JAKARTA - Kementerian Ketenagakerjaan mengungkapkan bahwa masih ada delapan provinsi yang belum menetapakan Upah Minimum Provinsi (UMP) tahun 2024. Salah satu provinsinya adalah Kalimantan Tengah.
Padahal, UMP seharusnya ditetapkan paling lambat pada tanggal 21 November 2023 pukul 23.59 waktu setempat.
Menteri Ketenagakerjaan Ida Fauziyah mengatakan sebanyak 30 Gubernur telah menetapkan UMP di wilayahnya masing-masing. Artinya masih ada delapan provinsi yang belum menetapkan UMP.
Adapun provinsi yang belum menetapkan UMP 2024 adalah Kalimantan Tengah, Sulawesi Tengah, Papua, Papua Barat, Papua Tengah, Papua Pegunungan, Papua Barat Daya, dan Papua Selatan.
“Saya kembali mengingatkan Bapak/Ibu Gubernur di seluruh provinsi untuk menetapkan kenaikan upah minimum provinsi (UMP) 2024 paling lambat pada 21 November 2023,” ujar Ida dalam keterangan resmi, ditulis Rabu, 22 November.
Ida mengatakan dari 30 provinsi yang telah menetapkan UMP, terdapat tiga provinsi yang menetapkan UMP 2024 tidak sesuai dengan ketentuan pengupahan sebagaimana diatur dalam Peraturan Pemerintah (PP) Nomor 51 Tahun 2023 tentang Perubahan atas Peraturan Pemerintah Nomor 36 Tahun 2021 tentang Pengupahan.
Sebelumnya, Direktur Jenderal Pembinaan Hubungan Industrial dan Jaminan Sosial Ketenagakerjaan Kemnaker, Indah Anggoro Putri mengumumkan kenaikan tertinggi dalam penetapan Upah Minimum Provinsi (UMP) 2024 mencapai 7,5 persen atau Rp223.280 dan kenaikan terendah sebesar 1,25 persen atau Rp35.750.
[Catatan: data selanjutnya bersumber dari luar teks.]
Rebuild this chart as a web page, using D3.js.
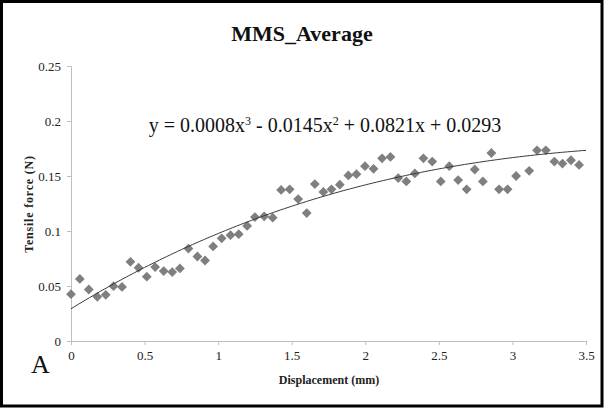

Persentase (kenaikan UMP 2024) terendah 1,2 persen, tertinggi 7,5 persen,” kata Indah dalam Ngobrol Bareng Dirjen PHI dan Jamsos Kemenaker RI, pada media briefing laporan penetapan UMP 2024, Selasa 21 November.
BACA JUGA:
Indah menyampaikan angka tersebut masih bersifat sementara, lantaran masih ada beberapa provinsi yang belum melaporkan salinan SK Gubernur ke Kemenaker. Selain itu Ia belum dapat merincikan secara pasti provinsi mana yang mengalami kenaikan tertinggi dan kenaikan terendah.
Indah mengatakan nantinya provinsi yang melanggar aturan tersebut akan mendapatkan pembinaan hingga sanksi dari Kementerian Dalam Negeri (Kemendagri).
“Karena ini bukan Peraturan Menteri Ketenagakerjaan (Kemnaker) tapi PP, maka sanksi bukan di kami tapi Kemendagri, yang jelas sanksi itu ada,” terang Indah.